Así es Irlanda. Atravesarla es como vivir un poco en ella, es como volverse irlandés. Hay algo cálido que no existe en Inglaterra. Hay algo sutil que resuena con uno, al menos si viene de Argentina. Hay algo que atrae y que invita a volver.

Palma de Mallorca, en la isla de la espera

Esta nota fue publicada en La Palestra Noticias (lapalestranoticias.com). Para verla completa visita aquí



Frente a la península ibérica, con un carácter suave y dormido, con cierta ternura y un poco de misterio, dos islas hermanas descansan sin miedo. Mallorca y Menorca son inseparables. Debajo de su piel, a primera impresión tranquila, cada una ha sabido desenvolverse según su propia personalidad, formada según el modo en que los hombres las fueron conquistando. 

Palma de Mallorca es el corazón de la hermana más grande, que irriga hacia la isla diferentes culturas e historias que llegan desde todas partes del mundo; experiencias que cruzan el Mediterráneo en los zapatos y mochilas de los turistas para descubrirla, domesticarla a su manera, convertirla en esclava y verla desangrar. Pero la isla no sangra, se defiende muy bien a pesar del calor. La isla palpita latente por debajo del pavimento, respirando a través de la arena cargada de colillas de cigarrillos y despidiendo su dulce aroma a través de los muros no olvidados de un pasado lejano, a través de sus naranjos casi siempre en flor. 


El Mar Mediterráneo la sostiene en cada borde. Un mar que vive con cierto letargo en la costa española. No es el Río de la Plata ni el mar salvaje de mi costa atlántica. Es un mar como ausente de violencia pero cargado de sueño. Tal vez porque aquí el mar le pertenece a la isla y no a la gente, a los peces que te muerden las plantas de los pies mientras te das un baño, y no a la gente. A las rocas y a las calas sedientas de su sal, y no a la gente. Será que está cansado de la gente y sus conquistas, de las carreras marítimas de romanos, árabes, ingleses y españoles para adueñarse de un pedacito de la tierra que con tanta dedicación aloja. Este mar ignora a su gente, está cansado y descansando. Está durmiendo para siempre.
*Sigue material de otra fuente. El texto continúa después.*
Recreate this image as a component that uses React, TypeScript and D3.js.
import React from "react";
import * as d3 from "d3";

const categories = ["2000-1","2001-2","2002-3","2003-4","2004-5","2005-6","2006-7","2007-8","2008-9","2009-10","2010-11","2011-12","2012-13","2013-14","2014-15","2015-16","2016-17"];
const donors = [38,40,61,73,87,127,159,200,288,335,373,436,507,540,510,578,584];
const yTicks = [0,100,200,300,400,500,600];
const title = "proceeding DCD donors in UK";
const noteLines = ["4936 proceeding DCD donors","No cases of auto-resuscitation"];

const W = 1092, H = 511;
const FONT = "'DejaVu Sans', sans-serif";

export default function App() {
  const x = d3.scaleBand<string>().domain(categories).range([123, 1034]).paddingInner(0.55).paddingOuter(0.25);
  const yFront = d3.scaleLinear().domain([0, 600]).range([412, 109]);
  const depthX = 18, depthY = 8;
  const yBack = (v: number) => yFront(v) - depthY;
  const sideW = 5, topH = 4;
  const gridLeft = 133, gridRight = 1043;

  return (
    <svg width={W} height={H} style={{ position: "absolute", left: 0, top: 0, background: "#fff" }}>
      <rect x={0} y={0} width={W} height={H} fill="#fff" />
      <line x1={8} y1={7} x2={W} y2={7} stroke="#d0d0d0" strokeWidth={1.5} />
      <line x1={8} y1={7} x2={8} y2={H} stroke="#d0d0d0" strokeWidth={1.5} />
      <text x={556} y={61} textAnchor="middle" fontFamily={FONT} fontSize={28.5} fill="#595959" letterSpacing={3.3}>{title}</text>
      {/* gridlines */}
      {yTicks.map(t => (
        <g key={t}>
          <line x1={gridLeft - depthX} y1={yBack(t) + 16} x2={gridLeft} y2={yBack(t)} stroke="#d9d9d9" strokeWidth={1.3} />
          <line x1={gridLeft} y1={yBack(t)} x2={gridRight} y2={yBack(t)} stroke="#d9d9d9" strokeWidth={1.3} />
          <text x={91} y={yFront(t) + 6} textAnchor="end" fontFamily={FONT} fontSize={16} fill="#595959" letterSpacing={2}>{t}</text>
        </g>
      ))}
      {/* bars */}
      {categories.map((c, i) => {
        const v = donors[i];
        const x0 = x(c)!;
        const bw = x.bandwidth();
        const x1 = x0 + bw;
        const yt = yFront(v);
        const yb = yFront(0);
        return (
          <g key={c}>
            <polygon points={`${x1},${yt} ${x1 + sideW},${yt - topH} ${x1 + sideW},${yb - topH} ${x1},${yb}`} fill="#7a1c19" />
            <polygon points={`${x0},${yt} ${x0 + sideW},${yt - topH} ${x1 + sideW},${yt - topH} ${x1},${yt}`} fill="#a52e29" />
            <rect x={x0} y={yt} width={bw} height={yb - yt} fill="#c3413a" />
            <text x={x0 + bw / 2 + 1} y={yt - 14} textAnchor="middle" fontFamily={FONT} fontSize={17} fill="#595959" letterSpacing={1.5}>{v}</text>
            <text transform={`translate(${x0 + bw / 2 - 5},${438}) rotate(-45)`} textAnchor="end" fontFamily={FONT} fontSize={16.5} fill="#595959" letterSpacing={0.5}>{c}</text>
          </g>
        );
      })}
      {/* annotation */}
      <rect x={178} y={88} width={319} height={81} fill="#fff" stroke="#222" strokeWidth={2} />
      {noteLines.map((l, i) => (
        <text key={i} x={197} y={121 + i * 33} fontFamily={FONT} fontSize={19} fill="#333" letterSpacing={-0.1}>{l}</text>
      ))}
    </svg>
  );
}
El mar en Argentina es diferente, todavía no envejeció lo suficiente o acuna cierta violencia, la violencia del joven que se revela. Allí los conquistadores no han sido grandes marineros, más bien surgieron de la tierra; murieron y volvieron a ella. Es verdad. En mi país el mar y la gente tienen una conexión profunda: el hombre conquistado se siente atraído por la ola inmensa y encuentra consuelo en el dolor de su espuma. Alfonsina en Palma jamás lo habría logrado. 

Sé que Rubén Darío vivió en Palma algún tiempo y dicen que parte de su obra más rica se escribió en estas tierras. 

Yo no soy Alfonsina ni Rubén Darío. A mí este mar me envejece, tal vez por eso de que fue domesticado hace siglos. Es un mar cansado, que a mí me cansa. O quizá me cansa porque en estas orillas yo espero, y estoy ya un poco cansada de esperar. Rodeada de palmeras sedientas, de esos gigantes desflecados que bailan una danza “shaabi”, espero el momento de seguir esperando, sabiendo que volveré a esperar. 

Vivo seis meses esperando volver dentro de seis meses, año a año. Aprendiendo a esperar. Y me voy mezclando con la isla, alejándome de los turistas: papándolos como moscas, esquivándolos como en un eslalon hasta llegar a la meta. La meta es la isla y su gente autóctona, su cielo y sus calles; la meta es desarmarme en sus montañas y trepar hasta su sol. Hacer silencio, para deshacerme en la espera, dejar de ser yo, convertirme en la isla y en sus gatos hambrientos, en sus ratones nocturnos, en sus gorriones y palomas, en sus lagartos, en sus cangrejos, en sus gaviotas. 


En Palma espero y voy dejando de ser yo misma; me voy convirtiendo hasta dejar de ser yo. O ser yo más yo que nunca. Como quien navega en solitario, rodeada de palmeras, en esta isla empecé a navegar soledad adentro. Abriéndome hacia el origen de la creación, en busca de ese ser más grande que nace y muere en la misma naturaleza, y vuelve a nacer en la tierra y en el mar, en el cielo y en la montaña, en el sol y en la luna. Y en cada uno yo.